How Organizations Can Minimize Unintentional Healthcare Recruitment Bias

Despite major positive shifts towards an inclusive workforce, social stereotypes and biases continue to influence the hiring process in healthcare. This is understandable: recruiters are human, and we all carry a set of unconscious biases that lead us to favor one group over another.

Recruitment bias, whether intentional or not, means narrower opportunities for healthcare applicants based on their race, gender, age, cultural appearance (like ethnic clothing), or accent. So how can we reduce bias and promote a more diverse healthcare system?

Why Does Recruitment Bias Happen?

Hiring bias goes all the way back to a recruiter’s core beliefs, upbringing, experiences, and worldview. Even recruiters who emphasize a fair hiring process may unintentionally fall into stereotypes that make them give unfair preference to one candidate over another.

Some examples of recruitment bias include:

·        Hiring a candidate similar to oneself (e.g., someone who comes from the same cultural background or alma mater)

·        Making mistaken assumptions (e.g., dismissing a candidate with tattoos as “unpresentable” or underestimating someone’s capabilities because of a foreign accent)

·        Making decisions based on intuition (“this person just doesn’t seem like a good fit”) rather than objective factors

Hiring bias may result in hiring the wrong person or, alternately, missing out on a high-potential candidate.
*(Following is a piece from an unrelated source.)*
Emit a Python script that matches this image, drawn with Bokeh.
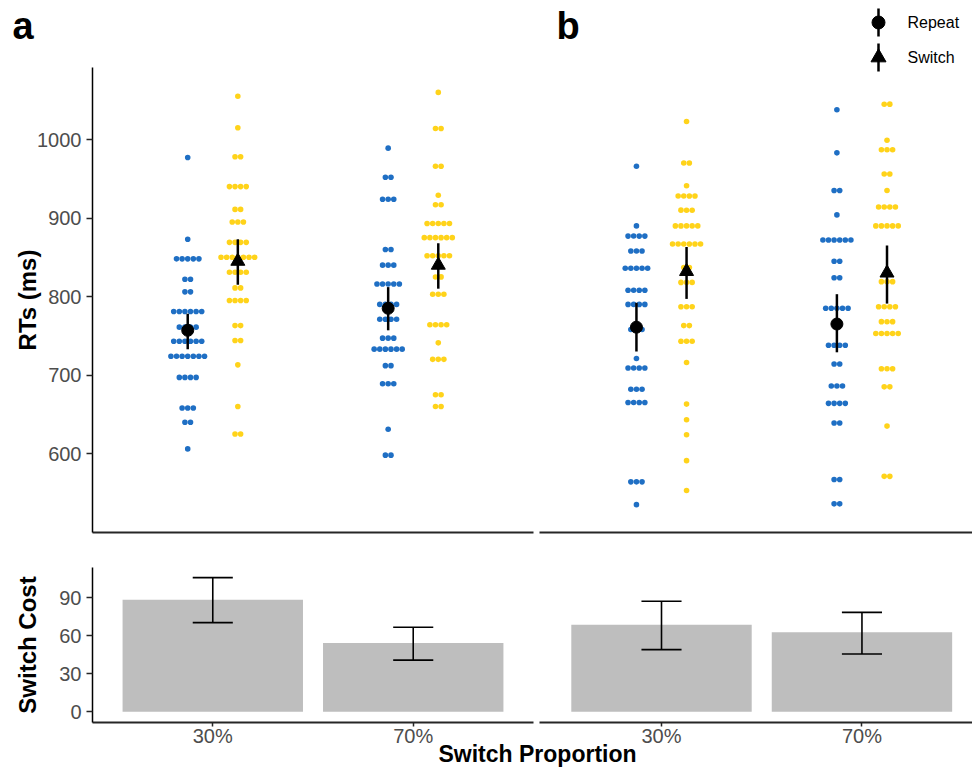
import math
from bokeh.plotting import figure
from bokeh.models import Range1d, FixedTicker, Label, LinearAxis
from bokeh.embed import file_html
from bokeh.resources import INLINE

FONT = "Liberation Sans"
BLUE = "#1f6fc4"
YELLOW = "#ffd31a"
BAR_GREY = "#bebebe"
TICK_COL = "#4d4d4d"
AXIS_COL = "#262626"

CATS = ["30%", "70%"]
Y_TICKS = [600, 700, 800, 900, 1000]
COST_TICKS = [0, 30, 60, 90]

# ---- individual RTs (dot rows: value, number of dots) ----
A30_REP_RT = [977, 873, 848, 822, 806, 781, 761, 743, 724, 697, 658, 640, 606]
A30_REP_N = [1, 1, 5, 2, 2, 6, 4, 6, 7, 4, 3, 2, 1]
A30_SW_RT = [1055, 1015, 978, 940, 911, 895, 869, 850, 831, 811, 795, 763, 744, 713, 660, 625]
A30_SW_N = [1, 1, 2, 4, 2, 3, 4, 7, 4, 2, 4, 2, 2, 1, 1, 2]
A70_REP_RT = [989, 952, 924, 860, 840, 816, 790, 771, 747, 733, 712, 689, 631, 598]
A70_REP_N = [1, 2, 3, 2, 3, 5, 4, 4, 3, 6, 2, 3, 1, 2]
A70_SW_RT = [1060, 1014, 966, 929, 917, 893, 875, 852, 825, 803, 764, 741, 720, 675, 660]
A70_SW_N = [1, 2, 2, 1, 2, 5, 6, 5, 2, 3, 4, 1, 3, 2, 2]

B30_REP_RT = [966, 890, 877, 858, 836, 808, 790, 758, 721, 709, 682, 665, 564, 535]
B30_REP_N = [1, 1, 4, 3, 5, 4, 4, 3, 1, 4, 3, 4, 3, 1]
B30_SW_RT = [1023, 970, 941, 928, 910, 890, 867, 837, 818, 787, 763, 743, 716, 663, 643, 624, 591, 553]
B30_SW_N = [1, 2, 1, 4, 3, 5, 6, 2, 3, 3, 2, 3, 1, 1, 1, 1, 1, 1]
B70_REP_RT = [1038, 983, 935, 904, 872, 845, 824, 785, 765, 738, 714, 686, 664, 639, 567, 536]
B70_REP_N = [1, 1, 2, 1, 6, 2, 2, 5, 1, 4, 2, 3, 4, 2, 2, 2]
B70_SW_RT = [1045, 999, 987, 956, 935, 914, 890, 819, 787, 768, 753, 708, 685, 635, 571]
B70_SW_N = [2, 1, 3, 2, 1, 4, 5, 3, 4, 3, 5, 3, 2, 1, 2]

# ---- means with error bars ----
A_REP_MEAN = [757, 785]
A_REP_LO = [733, 757]
A_REP_HI = [778, 812]
A_SW_MEAN = [845, 840]
A_SW_LO = [815, 810]
A_SW_HI = [873, 868]
B_REP_MEAN = [761, 765]
B_REP_LO = [730, 729]
B_REP_HI = [792, 803]
B_SW_MEAN = [832, 830]
B_SW_LO = [797, 791]
B_SW_HI = [863, 865]

# ---- switch costs ----
A_COST = [88.6, 54.4]
A_COST_LO = [70.4, 40.8]
A_COST_HI = [106.0, 66.8]
B_COST = [68.7, 62.8]
B_COST_LO = [49.1, 45.6]
B_COST_HI = [87.3, 78.5]

# ---- layout (one canvas, frame = whole canvas) ----
W, H = 972, 768
A_LEFT_PX, A_RIGHT_PX = 92, 533      # panel a frame
B_LEFT_PX = 539                      # panel b frame start
B_CAT1_PX = 661                      # panel b first category
TOP_PX, TOP_BOT_PX = 67, 532         # RT panels
BOT_TOP_PX, BOT_BOT_PX = 567, 722    # cost panels

X0, XA1 = 0.4, 2.6
PPU = (A_RIGHT_PX - A_LEFT_PX) / (XA1 - X0)
XA_START = X0 - A_LEFT_PX / PPU
XB_START = 1 - B_CAT1_PX / PPU
Y_LO, Y_AX = 499.5, 1091.7
PPMS = (TOP_BOT_PX - TOP_PX) / (Y_AX - Y_LO)
Y_START = Y_LO - (H - TOP_BOT_PX) / PPMS
Y_END = Y_AX + TOP_PX / PPMS
C_LO, C_HI = -8.5, 114.0
PPC = (BOT_BOT_PX - BOT_TOP_PX) / (C_HI - C_LO)
C_START = C_LO - (H - BOT_BOT_PX) / PPC
C_END = C_HI + BOT_TOP_PX / PPC

DODGE = 0.125
DOT = 5.6
SPACING = DOT / PPU


def xa(px):
    return XA_START + px / PPU


def xb(px):
    return XB_START + px / PPU


def yr(py):
    return Y_END - py / PPMS


def expand(vals, counts, center):
    xs, ys = [], []
    for v, n in zip(vals, counts):
        for i in range(n):
            xs.append(center + (i - (n - 1) / 2) * SPACING)
            ys.append(v)
    return xs, ys


p = figure(width=W, height=H, x_range=Range1d(XA_START, XA_START + W / PPU),
           y_range=Range1d(Y_START, Y_END), output_backend="svg",
           toolbar_location=None, title=None, x_axis_location=None, y_axis_location=None,
           min_border_left=0, min_border_right=0, min_border_top=0, min_border_bottom=0)
p.extra_x_ranges = {"b": Range1d(XB_START, XB_START + W / PPU)}
p.extra_y_ranges = {"cost": Range1d(C_START, C_END)}
p.xgrid.visible = False
p.ygrid.visible = False
p.outline_line_color = None
p.background_fill_color = "white"
p.border_fill_color = "white"


def style_tick_labels(ax):
    ax.major_label_text_font = FONT
    ax.major_label_text_font_size = "20px"
    ax.major_label_text_color = TICK_COL
    ax.minor_tick_line_color = None
    ax.major_tick_in = 0
    ax.major_tick_line_color = AXIS_COL
    ax.major_tick_line_width = 1.5


# y axes
for rng, ticks, bounds in [("default", Y_TICKS, (Y_LO, Y_AX)), ("cost", COST_TICKS, (C_LO, C_HI))]:
    ax = LinearAxis(y_range_name=rng, fixed_location=X0, bounds=bounds,
                    ticker=FixedTicker(ticks=ticks))
    style_tick_labels(ax)
    ax.axis_line_width = 1.5
    ax.axis_line_color = "black"
    ax.major_tick_out = 6
    ax.major_label_standoff = 5
    p.add_layout(ax, "left")

# x axes: top panels (line only) and cost panels (ticks + labels)
for xr, bounds in [("default", (X0, XA1)), ("b", (xb(B_LEFT_PX), xb(W)))]:
    ax = LinearAxis(x_range_name=xr, fixed_location=Y_LO, bounds=bounds,
                    ticker=FixedTicker(ticks=[]))
    ax.axis_line_width = 2
    ax.axis_line_color = AXIS_COL
    ax.major_tick_out = 0
    ax.major_tick_in = 0
    ax.minor_tick_line_color = None
    ax.major_label_text_font_size = "0px"
    p.add_layout(ax, "below")

    ax = LinearAxis(x_range_name=xr, y_range_name="cost", fixed_location=C_LO, bounds=bounds,
                    ticker=FixedTicker(ticks=[1, 2]),
                    major_label_overrides={1: CATS[0], 2: CATS[1]})
    style_tick_labels(ax)
    ax.axis_line_width = 2
    ax.axis_line_color = AXIS_COL
    ax.major_tick_out = 4
    ax.major_label_standoff = -2
    p.add_layout(ax, "below")

# dot plots, means and error bars
panels = [
    ("default", [(A30_REP_RT, A30_REP_N, A30_SW_RT, A30_SW_N),
                 (A70_REP_RT, A70_REP_N, A70_SW_RT, A70_SW_N)],
     (A_REP_MEAN, A_REP_LO, A_REP_HI, A_SW_MEAN, A_SW_LO, A_SW_HI),
     (A_COST, A_COST_LO, A_COST_HI)),
    ("b", [(B30_REP_RT, B30_REP_N, B30_SW_RT, B30_SW_N),
           (B70_REP_RT, B70_REP_N, B70_SW_RT, B70_SW_N)],
     (B_REP_MEAN, B_REP_LO, B_REP_HI, B_SW_MEAN, B_SW_LO, B_SW_HI),
     (B_COST, B_COST_LO, B_COST_HI)),
]
for xr, groups, means, costs in panels:
    for ci in range(2):
        rep_rt, rep_n, sw_rt, sw_n = groups[ci]
        xs, ys = expand(rep_rt, rep_n, ci + 1 - DODGE)
        p.scatter(xs, ys, size=DOT, fill_color=BLUE, line_color=None, x_range_name=xr)
        xs, ys = expand(sw_rt, sw_n, ci + 1 + DODGE)
        p.scatter(xs, ys, size=DOT, fill_color=YELLOW, line_color=None, x_range_name=xr)
    rep_m, rep_lo, rep_hi, sw_m, sw_lo, sw_hi = means
    xrep = [i + 1 - DODGE for i in range(2)]
    xsw = [i + 1 + DODGE for i in range(2)]
    p.segment(xrep, rep_lo, xrep, rep_hi, line_width=2.5, color="black", x_range_name=xr)
    p.segment(xsw, sw_lo, xsw, sw_hi, line_width=2.5, color="black", x_range_name=xr)
    p.scatter(xrep, rep_m, marker="circle", size=12, color="black", x_range_name=xr)
    p.scatter(xsw, sw_m, marker="triangle", size=14, color="black", x_range_name=xr)

    cost, lo, hi = costs
    xs = [1, 2]
    p.vbar(x=xs, top=cost, bottom=0, width=0.9, fill_color=BAR_GREY, line_color=None,
           x_range_name=xr, y_range_name="cost")
    p.segment(xs, lo, xs, hi, line_width=1.6, color="black", x_range_name=xr, y_range_name="cost")
    p.segment([x - 0.1 for x in xs], lo, [x + 0.1 for x in xs], lo, line_width=1.6,
              color="black", x_range_name=xr, y_range_name="cost")
    p.segment([x - 0.1 for x in xs], hi, [x + 0.1 for x in xs], hi, line_width=1.6,
              color="black", x_range_name=xr, y_range_name="cost")

# legend (pointrange keys)
LEG_X = xa(878)
LEG_TX = xa(907)
for py, marker, size, name in [(22, "circle", 13, "Repeat"), (57, "triangle", 15, "Switch")]:
    p.segment([LEG_X], [yr(py + 14)], [LEG_X], [yr(py - 14)], line_width=2.5, color="black")
    p.scatter([LEG_X], [yr(py)], marker=marker, size=size, color="black")
    p.add_layout(Label(x=LEG_TX, y=yr(py), text=name, text_font=FONT,
                       text_font_size="16px", text_color="black", text_baseline="middle"))

# panel tags
for px, tag in [(12, "a"), (556, "b")]:
    p.add_layout(Label(x=xa(px), y=yr(25), text=tag, text_font=FONT, text_font_size="38px",
                       text_font_style="bold", text_color="black", text_baseline="middle"))

# axis titles
p.add_layout(Label(x=xa(27), y=yr((TOP_PX + TOP_BOT_PX) / 2), text="RTs (ms)", angle=math.pi / 2,
                   text_font=FONT, text_font_size="24px", text_font_style="bold",
                   text_color="black", text_align="center", text_baseline="middle"))
p.add_layout(Label(x=xa(27), y=yr((BOT_TOP_PX + BOT_BOT_PX) / 2), text="Switch Cost", angle=math.pi / 2,
                   text_font=FONT, text_font_size="24px", text_font_style="bold",
                   text_color="black", text_align="center", text_baseline="middle"))
p.add_layout(Label(x=xa(537), y=yr(753), text="Switch Proportion",
                   text_font=FONT, text_font_size="23px", text_font_style="bold",
                   text_color="black", text_align="center", text_baseline="middle"))

with open("out.html", "w") as f:
    f.write(file_html(p, INLINE))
In the long run, recruitment bias undermines the effort to create a diverse healthcare staff.

Why Healthcare Diversity Matters

As an industry that requires a lot of personal interaction, healthcare thrives on diversity. A diverse healthcare workforce makes it easier to understand, represent, and show empathy to patients from various ethnic, national, religious, cultural, and societal backgrounds. Furthermore, bilingual healthcare workers are invaluable when working with patients whose primary language is not English.

How to Reduce Bias in the Hiring Process

The following practices can help minimize hiring bias and move towards a fairer, more inclusive recruiting process in healthcare:

·        Create job listings that use gender-neutral, inclusive wording

·        Design a gender- and culture-neutral skill test that reflects the applicant’s capabilities in an objective way

·        Develop structured interview and hiring procedures that leave less room for bias

·        Make hiring decisions based on solid data and predictive analytics, not personal likes or dislikes

·        Get more people involved in the hiring process to provide a more varied and balanced perspective

·        Foster an organizational culture that promotes diversity, inclusion, and fair hiring

Some organizations use specialized software that removes any potentially bias-inducing data, like gender, name, age, address, and even school, from a candidate’s resume. This “blind” resume system helps avoid cultural and social stereotypes while hiring.